City of Toronto: Municipal Licensing and Standards Division

I would recommend buying a franchise or already running business to know how to find and maintain things the way they are supposed to..

Businesses For Sale Canada - Buy a business or Sell a business


What business are you looking at, should be your first question.


----------



## Auld Yin (Mar 10, 2009)

Entrepreneurs and investors: Entrepreneurs

The Entrepreneural Programme is presently suspended.


----------



## David1979 (Feb 15, 2013)

Auld Yin said:


> Entrepreneurs and investors: Entrepreneurs
> 
> The Entrepreneural Programme is presently suspended.


What does this mean?
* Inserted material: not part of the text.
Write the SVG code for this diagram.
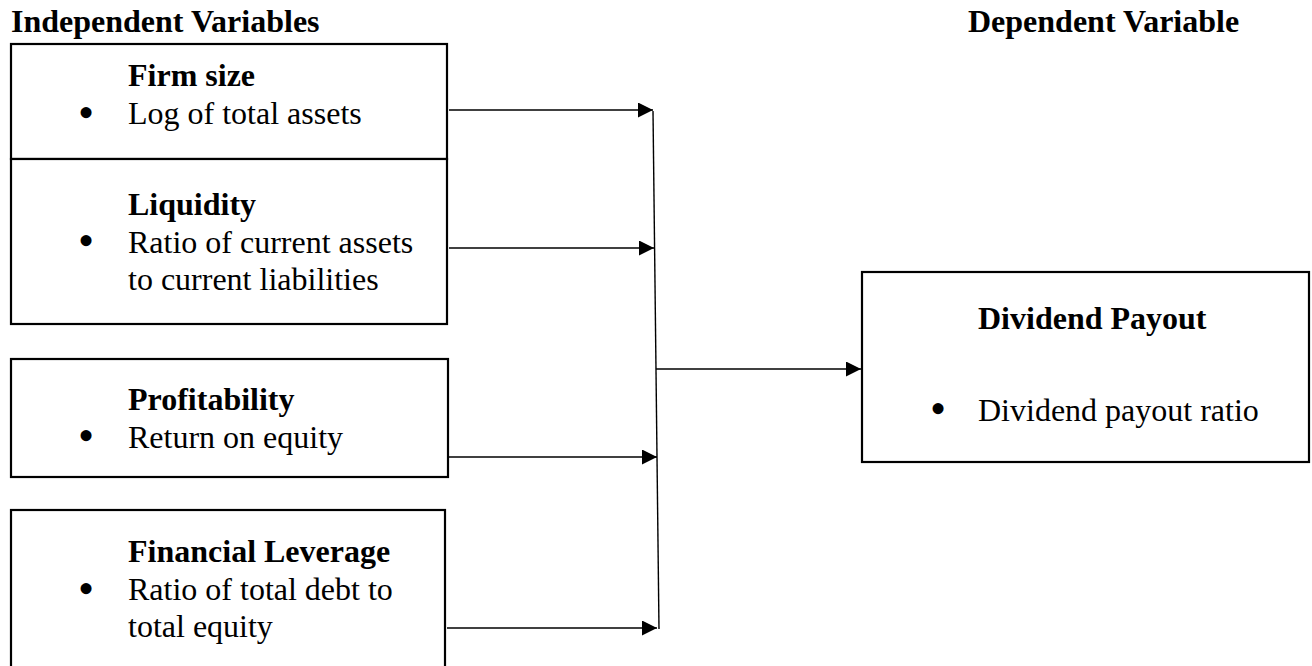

That it's pretty much out of the question to move over until this is reopened?


----------



## Auld Yin (Mar 10, 2009)

David1979 said:


> What does this mean? That it's pretty much out of the question to move over until this is reopened?


I would say so unless you can obtain another type visa.


----------



## David1979 (Feb 15, 2013)

As I mentioned, my family over there have a business also, so I could get a job working for them, but that's not something I'm keen on doing as I'd then be restricted to that particular job, wouldn't I?


----------



## findraj (Sep 24, 2012)

Aw man sorry I thought you had a visa, anyway, there is a start up visa, which is very friendly.It started in April I believe..

Start-up visa


----------



## Auld Yin (Mar 10, 2009)

David1979 said:


> As I mentioned, my family over there have a business also, so I could get a job working for them, but that's not something I'm keen on doing as I'd then be restricted to that particular job, wouldn't I?


Getting a job with family is not as easy as it appears on the surface. Firstly they (family) must apply to the G of C for permission to hire someone from outside of the country by proving they need the position filled and that they have advertised the position as required by law and not received any suitable replies. Such applications are not receiving as favourable replies as in the past as the system was much abused.


----------



## findraj (Sep 24, 2012)

Auld Yin said:


> Getting a job with family is not as easy as it appears on the surface. Firstly they (family) must apply to the G of C for permission to hire someone from outside of the country by proving they need the position filled and that they have advertised the position as required by law and not received any suitable replies. Such applications are not receiving as favourable replies as in the past as the system was much abused.


Agreed, such practices are very much frowned upon


----------



## David1979 (Feb 15, 2013)

findraj said:


> Aw man sorry I thought you had a visa, anyway, there is a start up visa, which is very friendly.It started in April I believe..
> 
> Start-up visa


This is rather interesting, thanks for that!


----------